Kagge, a souvent pensé à cette anecdote car pour lui, Helberg avait compris que les mots mettaient des limites à ce que nous ressentons. Il désirait éviter que les marcheurs passent leur temps à se dire entre eux au cours de la journée à quel point l’expérience était fantastique, au lieu de se concentrer sur ce qui était, précisément, fantastique. Les mots peuvent gâcher une atmosphère. Ils ne sont pas à la hauteur. Oui, c’est merveilleux de partage de belles aventures, mais en parler peut aussi éloigner.
Une autre question se pose alors ; est-il alors possible d’être à la fois présent au monde et absent ? Kagge pense que oui. Parfois, comme le poète William Blake, je ne parviens pas à distinguer l’éternité d’un moment :
Voir le monde en un grain de sable.
Un ciel en une fleur des champs,
Retenir l’infini dans la paume des mains
Et l’éternité dans une heure.
Kagge vit pour ce genre d’expérience, nous dit-il ; je me fais l’effet d’un pêcheur de perles qui ouvre une huître et découvre tout à coup une sphère parfaite. L’éternité, l’instant ou la joie de découvrir une perle ne se situent absolument pas dans le temps. Soudain il en est autrement. La succession ne débouche pas sur une autre, c’est plutôt comme un temps suspendu ou une succession suspendue … le temps s’immobilise.

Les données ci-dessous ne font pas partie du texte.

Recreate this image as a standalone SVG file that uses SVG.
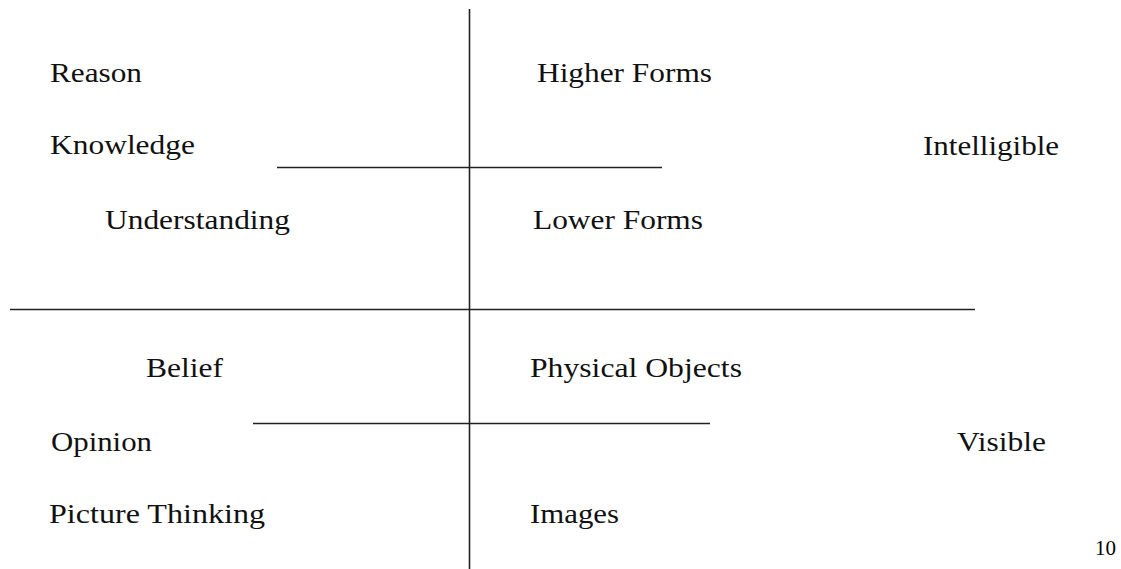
<svg xmlns="http://www.w3.org/2000/svg" width="1121" height="569" viewBox="0 0 1121 569">
<style>
.t{font-family:"Liberation Serif","Times New Roman",serif;font-size:28px;fill:#111}
.p{font-family:"Liberation Serif","Times New Roman",serif;font-size:21px;fill:#000}
.l{stroke:#222;stroke-width:1.6;fill:none}
</style>
<rect width="1121" height="569" fill="#fff"/>
<g id="connectors">
<line class="l" x1="469.5" y1="9" x2="469.5" y2="569"/>
<line class="l" x1="277" y1="167.5" x2="662" y2="167.5"/>
<line class="l" x1="10" y1="309.5" x2="975" y2="309.5"/>
<line class="l" x1="253" y1="423.5" x2="710" y2="423.5"/>
</g>
<g id="reason"><text class="t" x="50" y="82" textLength="92" lengthAdjust="spacingAndGlyphs">Reason</text></g>
<g id="knowledge"><text class="t" x="50" y="154" textLength="145" lengthAdjust="spacingAndGlyphs">Knowledge</text></g>
<g id="understanding"><text class="t" x="105" y="229" textLength="185" lengthAdjust="spacingAndGlyphs">Understanding</text></g>
<g id="higher-forms"><text class="t" x="537" y="82" textLength="175" lengthAdjust="spacingAndGlyphs">Higher Forms</text></g>
<g id="lower-forms"><text class="t" x="533" y="229" textLength="170" lengthAdjust="spacingAndGlyphs">Lower Forms</text></g>
<g id="intelligible"><text class="t" x="923" y="155" textLength="136" lengthAdjust="spacingAndGlyphs">Intelligible</text></g>
<g id="belief"><text class="t" x="146" y="377" textLength="77" lengthAdjust="spacingAndGlyphs">Belief</text></g>
<g id="physical-objects"><text class="t" x="530" y="377" textLength="212" lengthAdjust="spacingAndGlyphs">Physical Objects</text></g>
<g id="opinion"><text class="t" x="51" y="451" textLength="101" lengthAdjust="spacingAndGlyphs">Opinion</text></g>
<g id="visible"><text class="t" x="957" y="451" textLength="89" lengthAdjust="spacingAndGlyphs">Visible</text></g>
<g id="picture-thinking"><text class="t" x="49" y="523" textLength="216" lengthAdjust="spacingAndGlyphs">Picture Thinking</text></g>
<g id="images"><text class="t" x="530" y="523" textLength="89" lengthAdjust="spacingAndGlyphs">Images</text></g>
<g id="page-number"><text class="p" x="1095" y="555">10</text></g>
</svg>
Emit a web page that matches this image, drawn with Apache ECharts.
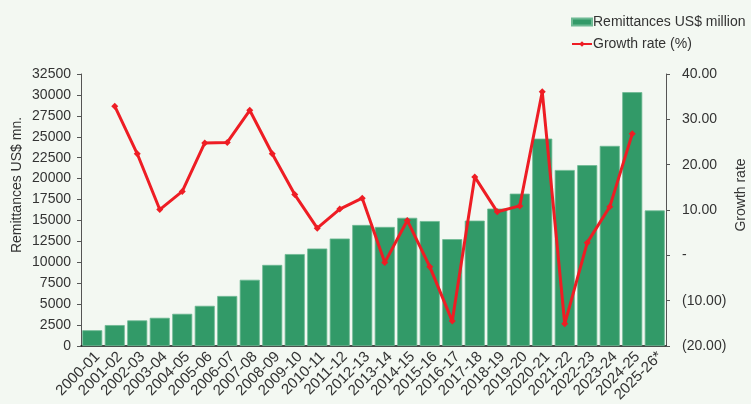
<!DOCTYPE html>
<html>
<head>
<meta charset="utf-8">
<script src="https://cdn.jsdelivr.net/npm/echarts@6/dist/echarts.min.js"></script>
<style>
  html, body { margin: 0; padding: 0; background: #f3f8f2; }
  #chart { width: 751px; height: 404px; }
</style>
</head>
<body>
<div id="chart"></div>
<script>
const years = ['2000-01', '2001-02', '2002-03', '2003-04', '2004-05', '2005-06', '2006-07',
  '2007-08', '2008-09', '2009-10', '2010-11', '2011-12', '2012-13', '2013-14', '2014-15',
  '2015-16', '2016-17', '2017-18', '2018-19', '2019-20', '2020-21', '2021-22', '2022-23',
  '2023-24', '2024-25', '2025-26*'];
const remittances = [1882, 2501, 3062, 3372, 3848, 4802, 5978, 7915, 9689, 10987, 11650,
  12843, 14461, 14228, 15317, 14931, 12769, 14982, 16420, 18205, 24778, 21032, 21610,
  23912, 30328, 16200];
const growthRate = [null, 32.9, 22.4, 10.1, 14.1, 24.8, 24.9, 32.0, 22.4, 13.4, 6.0, 10.2,
  12.6, -1.6, 7.7, -2.5, -14.5, 17.3, 9.6, 10.9, 36.1, -15.1, 2.8, 10.7, 26.8, null];

const chart = echarts.init(document.getElementById('chart'));
const font = 'Liberation Sans, Arial, sans-serif';
const textColor = '#333';

function growthLabel(v) {
  if (v === 0) return '-';
  if (v < 0) return '(' + Math.abs(v).toFixed(2) + ')';
  return v.toFixed(2);
}

chart.setOption({
  backgroundColor: '#f3f8f2',
  textStyle: { fontFamily: font, color: textColor },
  legend: {
    orient: 'vertical',
    left: 571,
    top: 15,
    padding: 0,
    itemWidth: 20,
    itemHeight: 7,
    itemGap: 8,
    textStyle: { fontSize: 14, color: textColor, padding: [0, 0, 0, -4] },
    data: [
      { name: 'Remittances US$ million', icon: 'rect' },
      { name: 'Growth rate (%)' }
    ]
  },
  grid: { left: 81, right: 85, top: 74, bottom: 58, outerBoundsMode: 'none' },
  xAxis: {
    type: 'category',
    data: years,
    axisLine: { lineStyle: { color: '#111', width: 1.5 } },
    axisTick: { length: 4, lineStyle: { color: '#333' } },
    axisLabel: {
      rotate: 45, fontSize: 15, color: textColor, margin: 3, interval: 0,
      verticalAlign: 'top'
    }
  },
  yAxis: [
    {
      type: 'value',
      min: 0,
      max: 32500,
      interval: 2500,
      name: 'Remittances US$ mn.',
      nameLocation: 'middle',
      nameGap: 57,
      nameMoveOverlap: false,
      nameTextStyle: { fontSize: 14, color: textColor, padding: [0, 0, 0, 50] },
      axisLine: { show: true, lineStyle: { color: '#555' } },
      axisTick: { show: true, length: 4, lineStyle: { color: '#555' } },
      axisLabel: { fontSize: 14, color: textColor, margin: 10, formatter: v => String(v) },
      splitLine: { show: false }
    },
    {
      type: 'value',
      min: -20,
      max: 40,
      interval: 10,
      name: 'Growth rate',
      nameLocation: 'middle',
      nameGap: 68,
      nameMoveOverlap: false,
      nameTextStyle: { fontSize: 14, color: textColor, padding: [0, 0, 0, 30] },
      axisLine: { show: true, lineStyle: { color: '#555' } },
      axisTick: { show: true, length: 4, lineStyle: { color: '#555' } },
      axisLabel: { fontSize: 14, color: textColor, margin: 16, formatter: growthLabel },
      splitLine: { show: false }
    }
  ],
  series: [
    {
      name: 'Remittances US$ million',
      type: 'bar',
      data: remittances,
      barCategoryGap: '11%',
      itemStyle: { color: '#329a68', borderColor: '#6db993', borderWidth: 0.8 }
    },
    {
      name: 'Growth rate (%)',
      type: 'line',
      yAxisIndex: 1,
      data: growthRate,
      symbol: 'diamond',
      symbolSize: 7,
      lineStyle: { color: '#ee1d24', width: 3 },
      itemStyle: { color: '#ee1d24' }
    }
  ]
});
</script>
</body>
</html>
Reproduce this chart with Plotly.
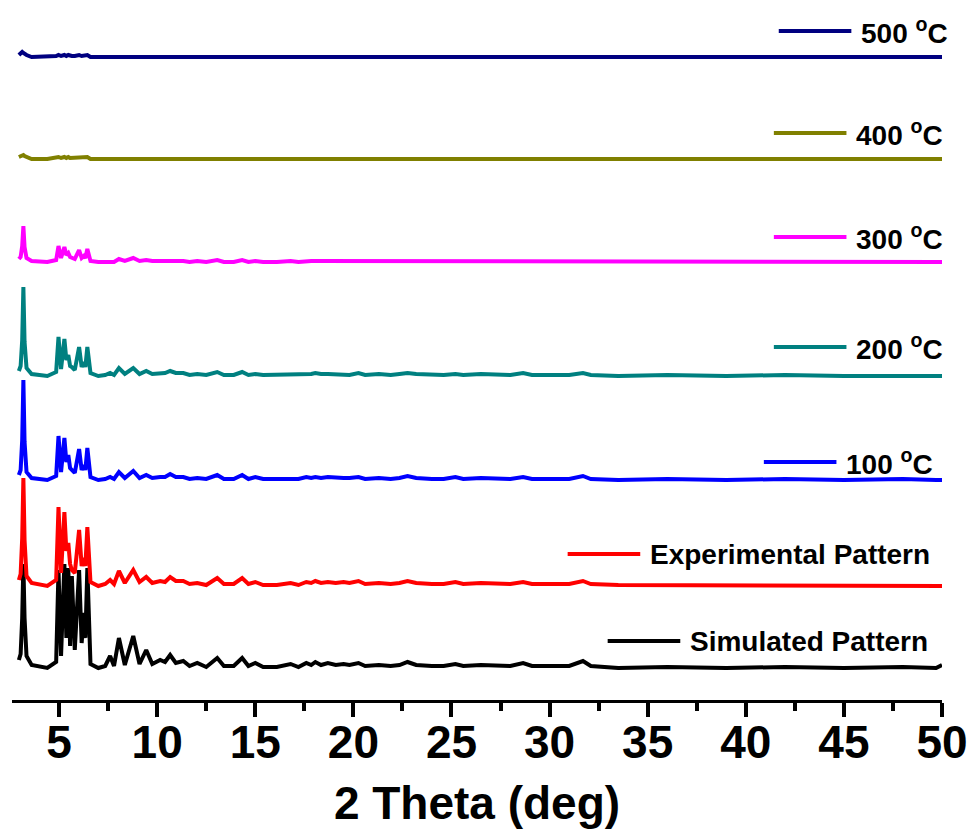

Kagge nous montre, ici, que selon lui, il est ainsi possible de s’abstraire du monde un instant et comment un silence intérieur prend le relais. Et il souligne aussi que le silence que nous ressentons est toujours un peu différent du silence d’un autre ; chacun a son propre silence. De nombreuses personnes pensent qu’on ne doit pas laisser s’installer le silence dans une conversation alors que pour d’autres, au contraire, le silence fait partie intégrante de la conversation. Le silence apparaît aussi riche, aussi étoffé que la parole.
Ainsi, pour Kagge, les pauses agissent comme un pont ; les interlocuteurs pensent qu’ils sont sur l’une des rives du fleuve et, quand ils parlent de nouveau, ils se trouvent sur l’autre rive.
Où est le silence ; quels chemins mènent au silence ?
Ça fait du bien de s’émerveiller tout seul. Heureusement, il n’existe pas de formule magique. Pour ma part, nous dit Kagge, j’aime beaucoup marcher, mais je sais qu’il est possible de trouver le silence partout. Il s’agit de larguer les amarres ; à toi de trouver ton propre pôle Sud.
Sandrine Favre, avril 2025
Erling KAGGE, (2017). Quelques grammes de silence. Résistez aux bruits du monde ! Flammarion.